§ **Required task**: Look over the lines below. Report each one that includes the string "matplotlib".
• • • • • • •
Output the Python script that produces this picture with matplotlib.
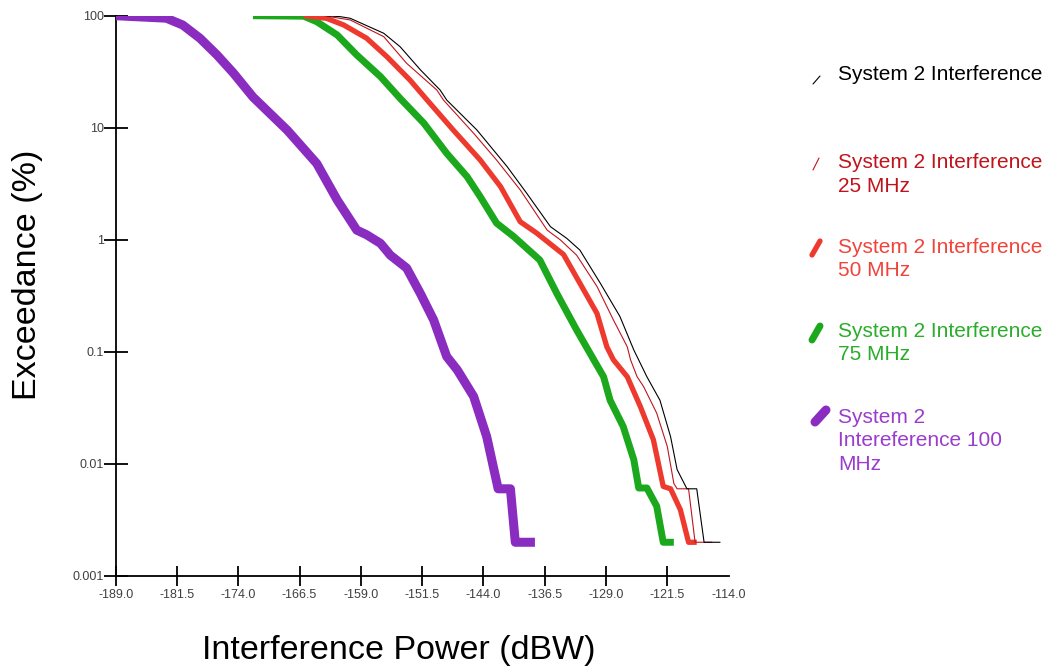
import numpy as np
import matplotlib
matplotlib.use('Agg')
import matplotlib.pyplot as plt
from matplotlib.lines import Line2D

plt.rcParams['font.family'] = ['Liberation Sans', 'DejaVu Sans']

# Exceedance curves, x = interference power (dBW), y = exceedance (%)
sys2_x = [-163.2, -161.5, -160.3, -156.2, -154.2, -151.7, -149.3, -148.5, -144.8, -141.1,
          -138.7, -135.8, -133.8, -132.2, -129.7, -127.3, -125.6, -124.0, -122.4, -121.1,
          -120.3, -119.1, -117.9, -117.0, -115.0]
sys2_y = [100, 98, 94.8, 69.7, 52.9, 32.8, 21.7, 17.7, 9.55, 4.5,
          2.6, 1.31, 1.03, 0.81, 0.41, 0.207, 0.104, 0.060, 0.037, 0.0175,
          0.0089, 0.006, 0.006, 0.002, 0.002]

sys2_25_x = [-163.5, -160.3, -156.2, -153.4, -149.7, -148.9, -145.2, -142.4, -139.5, -136.2,
             -134.6, -132.6, -130.1, -128.1, -126.4, -126.0, -125.2, -124.4, -122.8, -121.5,
             -120.7, -120.3, -118.9, -118.1, -116.0]
sys2_25_y = [100, 91.6, 65, 37.6, 21.7, 17.7, 8.93, 5.16, 2.79, 1.22,
             1.0, 0.73, 0.383, 0.193, 0.111, 0.085, 0.060, 0.049, 0.0284, 0.0143,
             0.0067, 0.006, 0.006, 0.002, 0.002]

sys2_50_x = [-166.0, -163.2, -161.1, -158.3, -155.8, -153.0, -150.9, -147.7, -144.4, -141.9,
             -139.5, -137.5, -134.2, -132.2, -130.1, -128.9, -128.1, -126.4, -124.8, -123.2,
             -122.0, -121.1, -119.9, -118.9, -117.9]
sys2_50_y = [100, 94.8, 82.6, 63, 43, 26.7, 17.7, 9.55, 5.16, 2.98,
             1.45, 1.15, 0.74, 0.41, 0.22, 0.111, 0.085, 0.060, 0.0325, 0.0164,
             0.0063, 0.006, 0.0039, 0.002, 0.002]

sys2_75_x = [-172.2, -166.0, -164.4, -161.9, -159.5, -156.6, -154.2, -151.3, -148.5, -146.0,
             -144.4, -142.4, -140.3, -137.1, -135.0, -132.6, -130.5, -129.3, -128.5, -126.9,
             -125.6, -125.0, -124.0, -122.8, -122.0, -120.7]
sys2_75_y = [100, 99, 88.4, 67.3, 44.6, 28.6, 18.3, 11.0, 5.92, 3.66,
             2.43, 1.41, 1.07, 0.66, 0.33, 0.157, 0.085, 0.060, 0.037, 0.0216,
             0.0109, 0.0061, 0.0061, 0.0042, 0.002, 0.002]

sys2_100_x = [-189.0, -182.8, -180.8, -178.7, -176.6, -174.6, -172.2, -168.0, -164.4, -161.9,
              -159.5, -158.3, -156.6, -155.4, -153.4, -151.7, -150.1, -148.5, -147.2, -145.2,
              -143.6, -142.8, -142.2, -140.7, -140.1, -137.7]
sys2_100_y = [100, 95, 82.6, 63, 44.6, 30.8, 18.8, 9.5, 4.8, 2.27,
              1.22, 1.11, 0.93, 0.73, 0.56, 0.33, 0.193, 0.091, 0.069, 0.040,
              0.0175, 0.0095, 0.006, 0.006, 0.002, 0.002]

x_ticks = np.arange(-189.0, -113.9, 7.5)
y_ticks = [0.001, 0.01, 0.1, 1, 10, 100]
y_tick_labels = ['0.001', '0.01', '0.1', '1', '10', '100']

labels = ['System 2 Interference',
          'System 2 Interference\n25 MHz',
          'System 2 Interference\n50 MHz',
          'System 2 Interference\n75 MHz',
          'System 2\nIntereference 100\nMHz']

colors = ['#000000', '#c0141c', '#ee3a2e', '#1ca81c', '#8a2cc0']
text_colors = ['#000000', '#c0141c', '#f0443a', '#2aad2a', '#9a3ccc']
widths = [0.8, 0.8, 3.8, 5.0, 6.5]

W, H = 1048, 671
fig = plt.figure(figsize=(W / 100, H / 100), dpi=100)
ax = fig.add_axes([115.7 / W, 1 - 576 / H, (728.6 - 115.7) / W, (576 - 15.7) / H])

series = [(sys2_x, sys2_y), (sys2_25_x, sys2_25_y), (sys2_50_x, sys2_50_y),
          (sys2_75_x, sys2_75_y), (sys2_100_x, sys2_100_y)]
for i in [4, 3, 2, 1, 0]:
    xs, ys = series[i]
    ax.plot(xs, ys, color=colors[i], lw=widths[i], solid_joinstyle='round',
            solid_capstyle='butt', zorder=3 + (4 - i))

ax.set_yscale('log')
ax.set_xlim(-189, -114)
ax.set_ylim(0.001, 100)
ax.set_xticks(x_ticks)
ax.set_xticklabels(['%.1f' % v for v in x_ticks])
ax.set_yticks(y_ticks)
ax.set_yticklabels(y_tick_labels)
ax.yaxis.set_minor_locator(matplotlib.ticker.NullLocator())

for side in ['top', 'right']:
    ax.spines[side].set_visible(False)
for side in ['left', 'bottom']:
    ax.spines[side].set_linewidth(1.3)
    ax.spines[side].set_color('#000000')

ax.tick_params(axis='y', direction='inout', length=17, width=1.3, pad=0,
               labelsize=9, labelcolor='#404040')
ax.tick_params(axis='x', direction='inout', length=15, width=1.3, pad=2,
               labelsize=9, labelcolor='#404040')
ax.xaxis.get_major_ticks()[-1].tick1line.set_visible(False)

fig.text(28 / W, 1 - 275 / H, 'Exceedance (%)', rotation=90, ha='center', va='center',
         fontsize=24.5)
fig.text(398.5 / W, 1 - 650 / H, 'Interference Power (dBW)', ha='center', va='center',
         fontsize=24.5)

# legend drawn by hand to copy the slanted swatches
lg = fig.add_axes([0, 0, 1, 1])
lg.set_xlim(0, W)
lg.set_ylim(H, 0)
lg.axis('off')
swatches = [((813, 84), (820, 76)), ((813, 170), (819, 158)), ((812, 255), (820, 241)),
            ((812, 340), (820, 326)), ((815, 422), (826, 410))]
text_centers = [75, 174.5, 259, 343, 441]
for i in range(5):
    (x0, y0), (x1, y1) = swatches[i]
    lg.add_line(Line2D([x0, x1], [y0, y1], color=colors[i], lw=widths[i],
                       solid_capstyle='round'))
    lg.text(838, text_centers[i], labels[i], color=text_colors[i], fontsize=15,
            ha='left', va='center', linespacing=1.32)

fig.savefig('out.png', dpi=100)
• • • • • • •
§ **Task output**:
Output the Python script that produces this picture with matplotlib.
import matplotlib
matplotlib.use('Agg')
import matplotlib.pyplot as plt
from matplotlib.lines import Line2D
ax.yaxis.set_minor_locator(matplotlib.ticker.NullLocator())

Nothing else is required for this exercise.